Collect every line in the records below that contains the word "source".

_____

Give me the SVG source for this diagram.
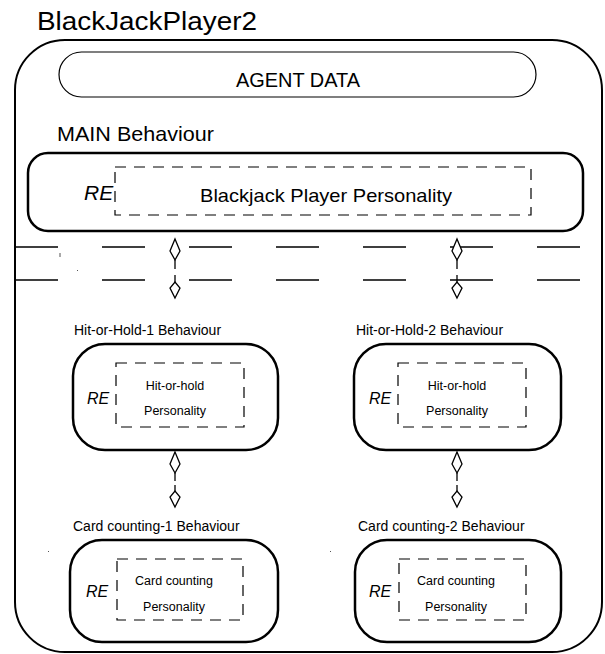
<svg xmlns="http://www.w3.org/2000/svg" width="605" height="654" viewBox="0 0 605 654">
<style>
text{font-family:"Liberation Sans",Arial,sans-serif;fill:#000}
.box{fill:none;stroke:#000;stroke-width:2.5}
.dash{fill:none;stroke:#000;stroke-width:1.2;stroke-dasharray:11 8}
.re{font-style:italic}
.ln{stroke:#000;stroke-width:1.3;fill:none}
.dia{fill:#fff;stroke:#000;stroke-width:1.3}
.hl{stroke:#000;stroke-width:1.3;stroke-dasharray:43 44}
.spk{fill:#555}
</style>
<text x="37" y="30" font-size="26" textLength="220" lengthAdjust="spacingAndGlyphs">BlackJackPlayer2</text>
<g id="agent">
<rect x="15" y="40" width="587" height="612" rx="50" fill="none" stroke="#000" stroke-width="2"/>
</g>
<g id="agentdata">
<rect x="59" y="52" width="477" height="45" rx="22.5" fill="none" stroke="#000" stroke-width="1.2"/>
<text x="236" y="87" font-size="21" textLength="124" lengthAdjust="spacingAndGlyphs">AGENT DATA</text>
</g>
<g id="main">
<text x="57" y="141" font-size="21" textLength="157" lengthAdjust="spacingAndGlyphs">MAIN Behaviour</text>
<rect class="box" x="28" y="153" width="555" height="78" rx="20"/>
<rect class="dash" x="115" y="167" width="416" height="48"/>
<text class="re" x="84" y="200" font-size="21">RE</text>
<text x="200" y="202" font-size="18.5" textLength="252" lengthAdjust="spacingAndGlyphs">Blackjack Player Personality</text>
</g>
<g id="hh1">
<text x="74" y="335" font-size="14">Hit-or-Hold-1 Behaviour</text>
<rect class="box" x="73" y="344" width="205" height="106" rx="32"/>
<rect class="dash" x="116" y="363" width="128" height="64"/>
<text class="re" x="87" y="404" font-size="16">RE</text>
<text x="175" y="390" font-size="12.5" text-anchor="middle">Hit-or-hold</text>
<text x="175" y="415" font-size="12.5" text-anchor="middle">Personality</text>
</g>
<g id="hh2">
<text x="356" y="335" font-size="14">Hit-or-Hold-2 Behaviour</text>
<rect class="box" x="354" y="344" width="207" height="106" rx="32"/>
<rect class="dash" x="398" y="363" width="128" height="64"/>
<text class="re" x="369" y="404" font-size="16">RE</text>
<text x="457" y="390" font-size="12.5" text-anchor="middle">Hit-or-hold</text>
<text x="457" y="415" font-size="12.5" text-anchor="middle">Personality</text>
</g>
<g id="cc1">
<text x="73" y="531" font-size="14">Card counting-1 Behaviour</text>
<rect class="box" x="70" y="540" width="208" height="102" rx="32"/>
<rect class="dash" x="117" y="559" width="126" height="61"/>
<text class="re" x="86" y="597" font-size="16">RE</text>
<text x="174" y="585" font-size="12.5" text-anchor="middle">Card counting</text>
<text x="174" y="611" font-size="12.5" text-anchor="middle">Personality</text>
</g>
<g id="cc2">
<text x="358" y="531" font-size="14">Card counting-2 Behaviour</text>
<rect class="box" x="355" y="540" width="206" height="102" rx="32"/>
<rect class="dash" x="399" y="559" width="127" height="61"/>
<text class="re" x="369" y="597" font-size="16">RE</text>
<text x="456" y="585" font-size="12.5" text-anchor="middle">Card counting</text>
<text x="456" y="611" font-size="12.5" text-anchor="middle">Personality</text>
</g>
<g id="connectors">
<line class="hl" x1="15" y1="247" x2="600" y2="247"/>
<line class="hl" x1="15" y1="280" x2="600" y2="280"/>
<line class="ln" x1="175" y1="260" x2="175" y2="269"/>
<path class="dia" d="M175 239 L180 251 L175 260 L170 251 Z"/>
<line class="ln" x1="175" y1="275" x2="175" y2="282"/>
<path class="dia" d="M175 298 L180 288 L175 282 L170 288 Z"/>
<line class="ln" x1="457" y1="260" x2="457" y2="269"/>
<path class="dia" d="M457 239 L462 251 L457 260 L452 251 Z"/>
<line class="ln" x1="457" y1="275" x2="457" y2="282"/>
<path class="dia" d="M457 298 L462 288 L457 282 L452 288 Z"/>
<line class="ln" x1="175" y1="473" x2="175" y2="481"/>
<path class="dia" d="M175 452 L180 464 L175 473 L170 464 Z"/>
<line class="ln" x1="175" y1="485" x2="175" y2="491"/>
<path class="dia" d="M175 507 L180 497 L175 491 L170 497 Z"/>
<line class="ln" x1="457" y1="473" x2="457" y2="481"/>
<path class="dia" d="M457 452 L462 464 L457 473 L452 464 Z"/>
<line class="ln" x1="457" y1="485" x2="457" y2="491"/>
<path class="dia" d="M457 507 L462 497 L457 491 L452 497 Z"/>
</g>
<rect class="spk" x="59.5" y="253" width="1" height="4"/>
<rect class="spk" x="77" y="270" width="1" height="1"/>
<rect class="spk" x="48" y="551" width="1" height="1"/>
<rect class="spk" x="330" y="551" width="1" height="1"/>
</svg>
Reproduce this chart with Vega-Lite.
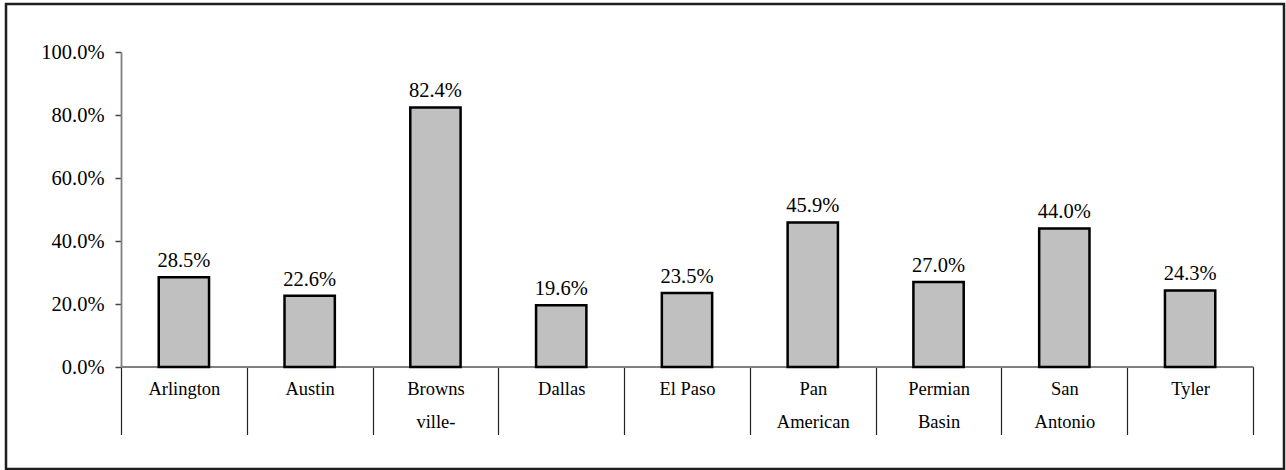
{
  "$schema": "https://vega.github.io/schema/vega-lite/v6.json",
  "width": 1278,
  "height": 465,
  "autosize": {"type": "none"},
  "padding": {"left": 6, "top": 4, "right": 2, "bottom": 1},
  "background": "white",
  "config": {
    "view": {"stroke": "#1e1e1e", "strokeWidth": 2.5},
    "font": "'Liberation Serif', 'Times New Roman', serif",
    "axis": {"grid": false, "labelFont": "'Liberation Serif', 'Times New Roman', serif", "labelColor": "#000000", "title": null}
  },
  "data": {
    "values": [
      {"region": "Arlington", "rate": 0.285},
      {"region": "Austin", "rate": 0.226},
      {"region": "Browns ville-", "rate": 0.824},
      {"region": "Dallas", "rate": 0.196},
      {"region": "El Paso", "rate": 0.235},
      {"region": "Pan American", "rate": 0.459},
      {"region": "Permian Basin", "rate": 0.270},
      {"region": "San Antonio", "rate": 0.440},
      {"region": "Tyler", "rate": 0.243}
    ]
  },
  "encoding": {
    "x": {
      "field": "region",
      "type": "nominal",
      "sort": null,
      "scale": {"range": [115, 1247], "paddingInner": 0, "paddingOuter": 0},
      "axis": {
        "orient": "bottom",
        "offset": -102.5,
        "labelAngle": 0,
        "labelFontSize": 18.5,
        "labelExpr": "!isValid(datum.value) ? '' : datum.value == 'El Paso' ? 'El Paso' : split(datum.value, ' ')",
        "labelLineHeight": 33.5,
        "labelBaseline": "top",
        "labelPadding": -55.5,
        "tickBand": "extent",
        "tickSize": 68,
        "tickColor": "#222222",
        "tickWidth": 1.2,
        "domainColor": "#808080",
        "domainWidth": 1.8
      }
    },
    "y": {
      "field": "rate",
      "type": "quantitative",
      "scale": {"domain": [0, 1], "range": [363, 48], "nice": false, "zero": true},
      "axis": {
        "orient": "left",
        "offset": -115,
        "values": [0, 0.2, 0.4, 0.6, 0.8, 1],
        "format": ".1%",
        "labelFontSize": 20.5,
        "labelPadding": 11,
        "tickSize": 6,
        "tickColor": "#444444",
        "tickWidth": 1.5,
        "domainColor": "#808080",
        "domainWidth": 1.8
      }
    }
  },
  "layer": [
    {
      "mark": {"type": "bar", "width": {"band": 0.4}, "fill": "#c0c0c0", "stroke": "#000000", "strokeWidth": 2.5}
    },
    {
      "mark": {"type": "text", "baseline": "alphabetic", "dy": -10, "fontSize": 20.5, "font": "'Liberation Serif', 'Times New Roman', serif", "color": "#000000"},
      "encoding": {"text": {"field": "rate", "type": "quantitative", "format": ".1%"}}
    }
  ]
}
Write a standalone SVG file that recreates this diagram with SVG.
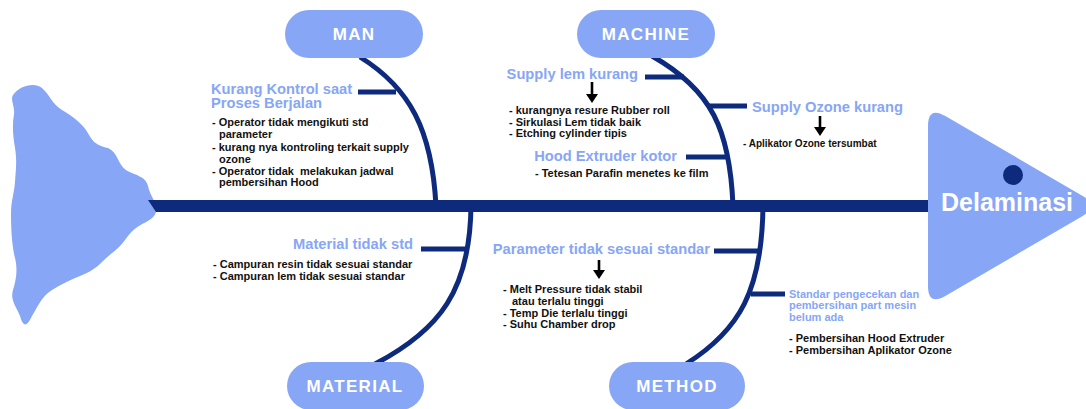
<svg xmlns="http://www.w3.org/2000/svg" width="1086" height="409" viewBox="0 0 1086 409">
<defs>
<style>
.fill{fill:#87a6f6}
.bone{fill:none;stroke:#0d2a7c;stroke-width:5;stroke-linecap:butt}
.br{stroke:#0d2a7c;stroke-width:5}
.pill{font-family:"Liberation Sans",Arial,sans-serif;font-weight:bold;font-size:17px;fill:#fff;text-anchor:middle;letter-spacing:1.3px}
.hd{font-family:"Liberation Sans",Arial,sans-serif;font-weight:bold;font-size:14.7px;fill:#87a6f6}
.sub{font-family:"Liberation Sans",Arial,sans-serif;font-weight:bold;font-size:11px;fill:#87a6f6}
.it{font-family:"Liberation Sans",Arial,sans-serif;font-weight:bold;font-size:11px;fill:#111}
.sm{font-size:10px}
.arr{stroke:#000;stroke-width:2.6}
</style>
<marker id="ah" markerUnits="userSpaceOnUse" markerWidth="9" markerHeight="12" refX="1" refY="6" orient="auto" viewBox="0 0 9 12">
<path d="M0 0 L9 6 L0 12 Z" fill="#000"/>
</marker>
</defs>
<rect width="1086" height="409" fill="#fff"/>

<g id="tail">
<path class="fill" d="M13 95 C20 85 35 82 42 88 C50 95 52 104 62 110 C72 116 80 122 86 130 C92 140 94 145 108 148 C118 152 118 165 126 170 C134 175 146 176 148 186 C150 196 158 204 156 212 C154 220 144 222 136 228 C128 234 126 240 120 246 C114 252 108 256 102 262 C96 268 90 272 80 276 C70 280 62 284 52 290 C42 296 38 306 32 316 C28 324 24 330 20 316 C16 306 10 300 13 290 C16 280 18 270 15 258 C12 246 11 230 11 214 C11 200 14 195 15 182 C16 168 17 160 15 148 C13 136 12 126 14 114 C15 106 10 100 13 95 Z"/>
</g>

<g id="spine">
<path d="M148 200 L936 200 L936 212 L156 212 Z" fill="#0d2a7c"/>
</g>

<g id="head">
<path class="fill" d="M928 126 L928 286 Q928 306 945.3 296 L1082.7 216 Q1100 206 1082.7 196 L945.3 116 Q928 106 928 126 Z"/>
<circle cx="1013" cy="175" r="10" fill="#0d2a7c"/>
<text x="1007" y="211" font-family="'Liberation Sans',Arial,sans-serif" font-weight="bold" font-size="25" fill="#fff" text-anchor="middle">Delaminasi</text>
</g>

<g id="connectors">
<path class="bone" d="M360 57 C410 88 432 130 436 206"/>
<path class="bone" d="M652 56 C712 90 730 130 733 206"/>
<path class="bone" d="M471 206 C470 290 440 330 375 364"/>
<path class="bone" d="M763 206 C762 290 740 330 686 364"/>
<line class="br" x1="358" y1="92" x2="396" y2="92"/>
<line class="br" x1="645" y1="77" x2="684" y2="77"/>
<line class="br" x1="708" y1="106" x2="747" y2="106"/>
<line class="br" x1="686" y1="157" x2="726" y2="157"/>
<line class="br" x1="421" y1="249" x2="466" y2="249"/>
<line class="br" x1="714" y1="251" x2="759" y2="251"/>
<line class="br" x1="751" y1="294" x2="785" y2="294"/>
<line class="arr" x1="592" y1="82" x2="592" y2="95" marker-end="url(#ah)"/>
<line class="arr" x1="820" y1="116" x2="820" y2="128" marker-end="url(#ah)"/>
<line class="arr" x1="599" y1="260" x2="599" y2="271" marker-end="url(#ah)"/>
</g>

<g id="man">
<rect class="fill" x="285" y="10" width="138" height="48" rx="24"/>
<text class="pill" x="354" y="40">MAN</text>
<text class="hd" x="211" y="94">Kurang Kontrol saat</text>
<text class="hd" x="211" y="108">Proses Berjalan</text>
<text class="it" x="212" y="126">- Operator tidak mengikuti std</text>
<text class="it" x="219" y="137.5">parameter</text>
<text class="it" x="212" y="151">- kurang nya kontroling terkait supply</text>
<text class="it" x="219" y="162.5">ozone</text>
<text class="it" x="212" y="174.5" xml:space="preserve">- Operator tidak  melakukan jadwal</text>
<text class="it" x="219" y="186">pembersihan Hood</text>
</g>

<g id="machine">
<rect class="fill" x="577" y="10" width="138" height="48" rx="24"/>
<text class="pill" x="646" y="40">MACHINE</text>
<text class="hd" x="638" y="79" text-anchor="end">Supply lem kurang</text>
<text class="it" x="509" y="114">- kurangnya resure Rubber roll</text>
<text class="it" x="509" y="125.5">- Sirkulasi Lem tidak baik</text>
<text class="it" x="509" y="137">- Etching cylinder tipis</text>
<text class="hd" x="677" y="161" text-anchor="end">Hood Extruder kotor</text>
<text class="it" x="535" y="177">- Tetesan Parafin menetes ke film</text>
<text class="hd" x="752" y="112">Supply Ozone kurang</text>
<text class="it sm" x="743" y="147">- Aplikator Ozone tersumbat</text>
</g>

<g id="material">
<rect class="fill" x="287" y="362" width="137" height="48" rx="24"/>
<text class="pill" x="355" y="392">MATERIAL</text>
<text class="hd" x="413" y="249" text-anchor="end">Material tidak std</text>
<text class="it" x="213" y="268">- Campuran resin tidak sesuai standar</text>
<text class="it" x="213" y="279.5">- Campuran lem tidak sesuai standar</text>
</g>

<g id="method">
<rect class="fill" x="609" y="362" width="136" height="48" rx="24"/>
<text class="pill" x="677" y="392">METHOD</text>
<text class="hd" x="710" y="254" text-anchor="end">Parameter tidak sesuai standar</text>
<text class="it" x="503" y="293">- Melt Pressure tidak stabil</text>
<text class="it" x="512" y="305">atau terlalu tinggi</text>
<text class="it" x="503" y="316.5">- Temp Die terlalu tinggi</text>
<text class="it" x="503" y="328">- Suhu Chamber drop</text>
<text class="sub" x="789" y="297.5">Standar pengecekan dan</text>
<text class="sub" x="789" y="309">pembersihan part mesin</text>
<text class="sub" x="789" y="321">belum ada</text>
<text class="it" x="789" y="341.5">- Pembersihan Hood Extruder</text>
<text class="it" x="789" y="353.5">- Pembersihan Aplikator Ozone</text>
</g>
</svg>
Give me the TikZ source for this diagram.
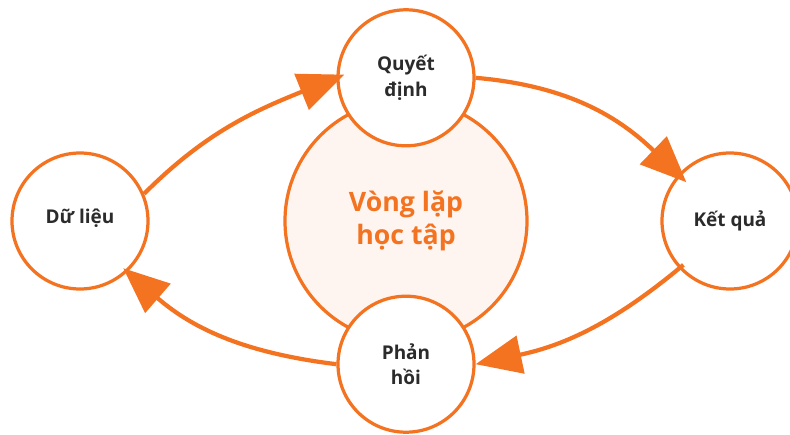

_____

→ **Reply to the task**:
Give me the SVG source for this diagram.
Give me the TikZ source for this diagram.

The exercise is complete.